Oil prices suffered steep falls on Wednesday after Libya said it would boost supply, even as investors fear that trade tensions will hit demand.
Brent crude dropped 6.9% - the biggest decline in more than two years - to end at $73.40 a barrel for the global benchmark.
US crude fell 5% to $70.38 a barrel - its worst one-day decline in a year.
The declines followed a months-long rally that had increased prices to some of the highest levels in recent years.
However, oil prices have been volatile in recent weeks after the US said it would reinstate sanctions against Iran, a major producer.
Wednesday's sell-off started after the announcement by Libya's National Oil Corp that it would reopen four export terminals that had been closed since late June, shutting most of the country's oil output.
The falls came despite a US government report that American crude oil stockpiles fell by more than 12 million barrels last week and are about 4% lower than average for this time of year.

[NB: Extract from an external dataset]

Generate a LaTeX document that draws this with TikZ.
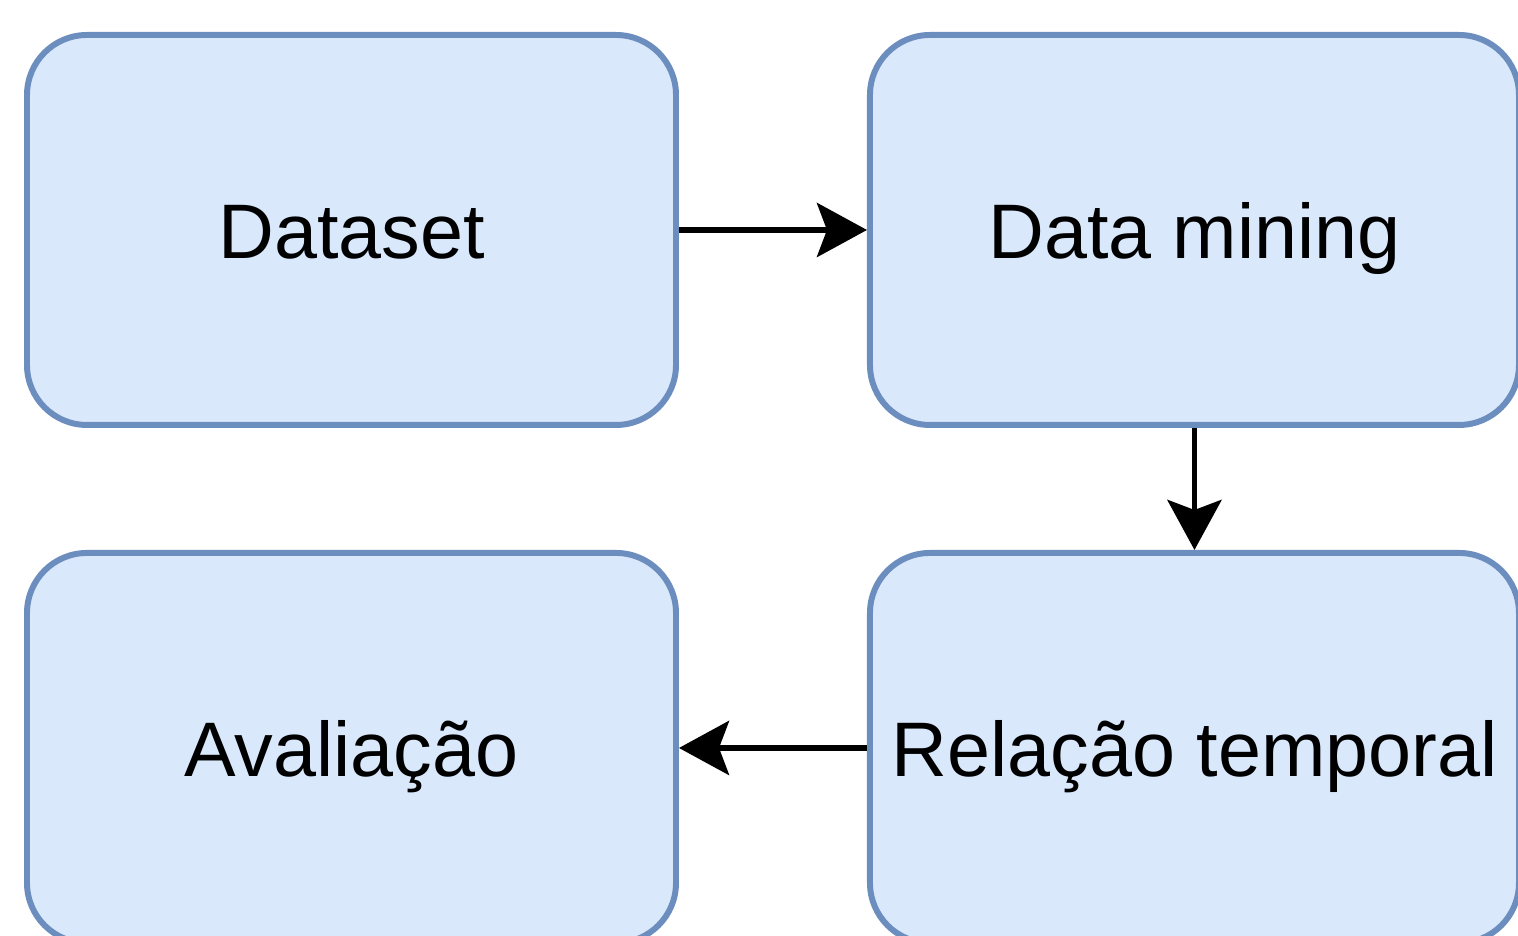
\documentclass[tikz,border=0pt]{standalone}
\usepackage{fontspec}
\setmainfont{Liberation Sans}
\usetikzlibrary{arrows.meta,positioning}
\definecolor{boxfill}{HTML}{DAE8FC}
\definecolor{boxline}{HTML}{6C8EBF}

\begin{document}
\begin{tikzpicture}
      [line width=1.7pt, >={Stealth[length=5mm, width=5.4mm, inset=1mm]},
      process/.style={rectangle, draw=boxline, fill=boxfill, rounded corners=6mm,
        minimum width=6.49cm, minimum height=3.9cm, align=center,
        text height=16pt, text depth=0pt,
        font=\fontsize{22}{26}\selectfont}]

      \useasboundingbox (0,0) rectangle (15.18,9.36);

      \node [process] (D) at (3.515,7.06) {Dataset};
      \node [process] (M) [right=1.88cm of D] {Data mining};
      \node [process] (R) [below=1.22cm of M] {Relação temporal};
      \node [process] (A) [left=1.88cm of R] {Avaliação};

      \draw [->] (D) -- (M);
      \draw [->] (M) -- (R);
      \draw [->] (R) -- (A);
    \end{tikzpicture}
\end{document}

OPEC president Suhail Al-Mazrouei said volatility in oil prices was not desirable: "Fluctuation is not good and we do not like to see lots of fluctuation in the prices."
Economists are worried that escalating trade tensions between the US and China will hurt the global economy, lowering demand.
On Tuesday, the US unveiled a list of $200bn worth of products to be hit with 10% tariffs, prompting China to vow counter-measures.
The back-and-forth followed tariffs on $34bn of each country's goods that went into effect last week
While fallout from those measures is expected to be relatively limited, that could change if the fight continues.
China was the world's biggest oil importer last year, followed by the US.